Curator’s Corner : Linda Lloyd Jones

With blockbuster exhibitions on Bowie, Pink Floyd and opera, the V&A has been at the forefront of innovative music related exhibitions in the UK. As Head of Exhibitions for over 30 years, Linda Lloyd James presided over numerous ground-breaking shows and was bestowed an MBE for her work. MAG_BTM caught up with her to discuss the creative process she was part of to find out the recipe for their success.

The V&A is a design led museum. How did it end up putting on exhibitions about music?

I was very lucky to be at the V&A at a time when it needed to transition from just static galleries to exhibitions. Exhibitions used to be considered as very annoying things as it meant moving objects around. People preferred they stayed exactly where they were – far less dangerous! 

In the late 80s attendance figures had dropped dramatically and they knew that if you wanted people to come back, you had to put on something different on a regular basis. Exhibitions were key to generating new audiences and they weren’t afraid of spending some money on them. We had a relatively free reign as long as we weren’t going to lose lots of money.

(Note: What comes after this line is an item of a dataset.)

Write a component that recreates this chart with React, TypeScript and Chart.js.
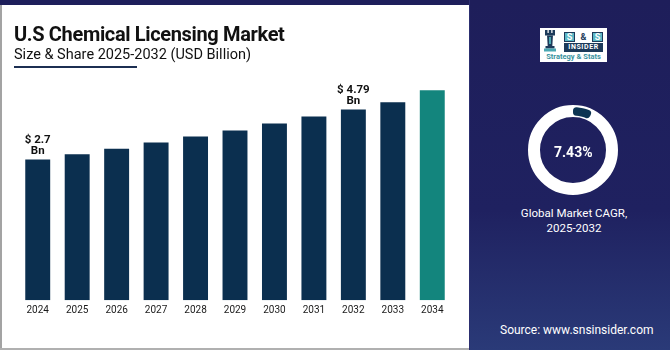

The V&A has a huge theatre and performance collection which used to be located in Covent Garden. When that facility closed down and the collection moved into the V&A in Kensington, I’d say the inspiration for music related shows really came from this collection although back in the 90s, the topic of exhibitions wasn’t about music per se – we just really added music for background and atmosphere.

When did the big step change happen and how did you decide who to focus on?

The David Bowie exhibition probably represents the real step change in terms of picking an individual icon and making it into an immersive experience with music being just as important as the artifacts and narrative. We constructed quite an elaborate set up with projection mapping and headsets so that the soundtrack changed depending on what you were looking at. It provided the visitor with a visceral experience, encasing you and the object together. I’m sure that that technology had existed for quite a long time, but it had never really been used in museums to that extent.

Most of the time such decisions are based on our existing collections and we’ll borrow things to to extend and deepen the story. It was different with the David Bowie exhibition as we borrowed extensively from his own archive based in New York, supplemented with some things that we had in our collection.

Being a non-visual medium, music in itself wasn’t usual subject matter for the V&A, but David was still alive and extremely generous with his own artefacts. Although we were dealing with his management, it was clear that every time we referred things to them, it would be passed by David. He was a collector in a sense. He’d got things from his school days and I think he was just innately somebody who didn’t want to throw things away. He even kept his scribblings while working on his compositions, things like that. His archive was extremely well organized by their wonderful archivist who really co-curated the exhibition. David even came to visit the exhibition privately with his family.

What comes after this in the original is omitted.